*What is needed*.
Repeat the material verbatim and drop the pictures.

+-------+

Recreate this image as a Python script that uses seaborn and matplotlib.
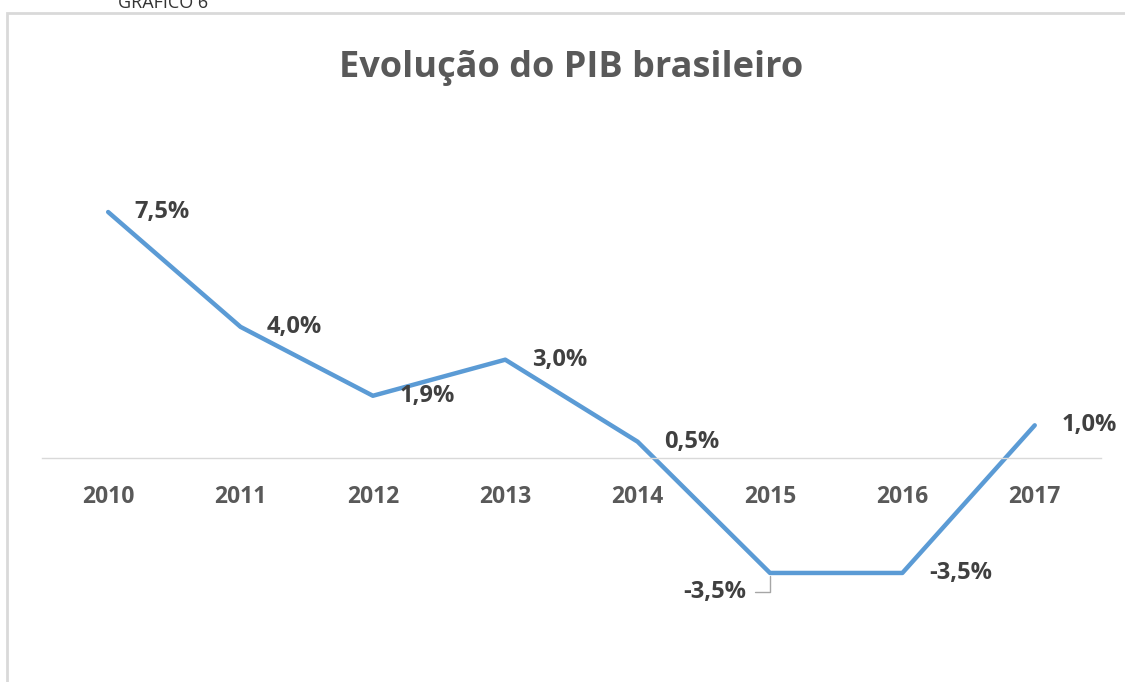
import pandas as pd
import seaborn as sns
import matplotlib.pyplot as plt
from matplotlib.patches import Rectangle

# dados do grafico
anos = ['2010', '2011', '2012', '2013', '2014', '2015', '2016', '2017']
pib = [7.5, 4.0, 1.9, 3.0, 0.5, -3.5, -3.5, 1.0]
rotulos = ['7,5%', '4,0%', '1,9%', '3,0%', '0,5%', '-3,5%', '-3,5%', '1,0%']

df = pd.DataFrame({'ano': anos, 'pib': pib})

sns.set_theme(style='white')
plt.rcParams['font.family'] = ['Open Sans', 'DejaVu Sans']

fig = plt.figure(figsize=(11.25, 6.82), dpi=100)
ax = fig.add_axes([0.0373, 0.0396, 0.9413, 0.7698])

sns.lineplot(data=df, x='ano', y='pib', color='#5B9BD5', linewidth=3.2, ax=ax, sort=False)

ax.set_xlim(-0.5, 7.5)
ax.set_ylim(-6, 10)
ax.set_yticks([])
ax.set_xlabel('')
ax.set_ylabel('')
for s in ['top', 'right', 'left']:
    ax.spines[s].set_visible(False)
ax.spines['bottom'].set_position(('data', 0))
ax.spines['bottom'].set_color('#d9d9d9')
ax.spines['bottom'].set_linewidth(1)
ax.tick_params(axis='x', length=0, pad=19, labelsize=16.5, labelcolor='#595959')
for t in ax.get_xticklabels():
    t.set_fontweight('bold')

# rotulos de dados
for i, (v, r) in enumerate(zip(pib, rotulos)):
    if i == 5:
        ax.annotate(r, xy=(i, v), xytext=(-17, -14), textcoords='offset points',
                    ha='right', va='center', fontsize=17, fontweight='bold', color='#404040',
                    arrowprops=dict(arrowstyle='-', color='#a6a6a6', lw=1,
                                    connectionstyle='angle,angleA=0,angleB=90,rad=0',
                                    shrinkA=4, shrinkB=2))
    else:
        ax.annotate(r, xy=(i, v), xytext=(19, 0), textcoords='offset points',
                    ha='left', va='center', fontsize=17, fontweight='bold', color='#404040')

fig.text(0.508, 0.9, 'Evolução do PIB brasileiro', ha='center', va='center',
         fontsize=26, fontweight='bold', color='#595959')

# moldura e legenda de cima
fig.add_artist(Rectangle((7 / 1125, -0.1), 2, 1 - 13 / 682 + 0.1, transform=fig.transFigure,
                         fill=False, edgecolor='#d9d9d9', linewidth=2))
fig.text(0.145, 1 - 8 / 682, 'GRÁFICO 6', ha='center', va='baseline', fontsize=13, color='#333333')

plt.savefig('out.png', dpi=100)
plt.close()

+-------+

*Output of the exercise*.
Recreate this image as a Python script that uses seaborn and matplotlib.
import pandas as pd
import seaborn as sns
import matplotlib.pyplot as plt
from matplotlib.patches import Rectangle

# dados do grafico
anos = ['2010', '2011', '2012', '2013', '2014', '2015', '2016', '2017']
pib = [7.5, 4.0, 1.9, 3.0, 0.5, -3.5, -3.5, 1.0]
rotulos = ['7,5%', '4,0%', '1,9%', '3,0%', '0,5%', '-3,5%', '-3,5%', '1,0%']

df = pd.DataFrame({'ano': anos, 'pib': pib})

sns.set_theme(style='white')
plt.rcParams['font.family'] = ['Open Sans', 'DejaVu Sans']

fig = plt.figure(figsize=(11.25, 6.82), dpi=100)
ax = fig.add_axes([0.0373, 0.0396, 0.9413, 0.7698])

sns.lineplot(data=df, x='ano', y='pib', color='#5B9BD5', linewidth=3.2, ax=ax, sort=False)

ax.set_xlim(-0.5, 7.5)
ax.set_ylim(-6, 10)
ax.set_yticks([])
ax.set_xlabel('')
ax.set_ylabel('')
for s in ['top', 'right', 'left']:
    ax.spines[s].set_visible(False)
ax.spines['bottom'].set_position(('data', 0))
ax.spines['bottom'].set_color('#d9d9d9')
ax.spines['bottom'].set_linewidth(1)
ax.tick_params(axis='x', length=0, pad=19, labelsize=16.5, labelcolor='#595959')
for t in ax.get_xticklabels():
    t.set_fontweight('bold')

# rotulos de dados
for i, (v, r) in enumerate(zip(pib, rotulos)):
    if i == 5:
        ax.annotate(r, xy=(i, v), xytext=(-17, -14), textcoords='offset points',
                    ha='right', va='center', fontsize=17, fontweight='bold', color='#404040',
                    arrowprops=dict(arrowstyle='-', color='#a6a6a6', lw=1,
                                    connectionstyle='angle,angleA=0,angleB=90,rad=0',
                                    shrinkA=4, shrinkB=2))
    else:
        ax.annotate(r, xy=(i, v), xytext=(19, 0), textcoords='offset points',
                    ha='left', va='center', fontsize=17, fontweight='bold', color='#404040')

fig.text(0.508, 0.9, 'Evolução do PIB brasileiro', ha='center', va='center',
         fontsize=26, fontweight='bold', color='#595959')

# moldura e legenda de cima
fig.add_artist(Rectangle((7 / 1125, -0.1), 2, 1 - 13 / 682 + 0.1, transform=fig.transFigure,
                         fill=False, edgecolor='#d9d9d9', linewidth=2))
fig.text(0.145, 1 - 8 / 682, 'GRÁFICO 6', ha='center', va='baseline', fontsize=13, color='#333333')

plt.savefig('out.png', dpi=100)
plt.close()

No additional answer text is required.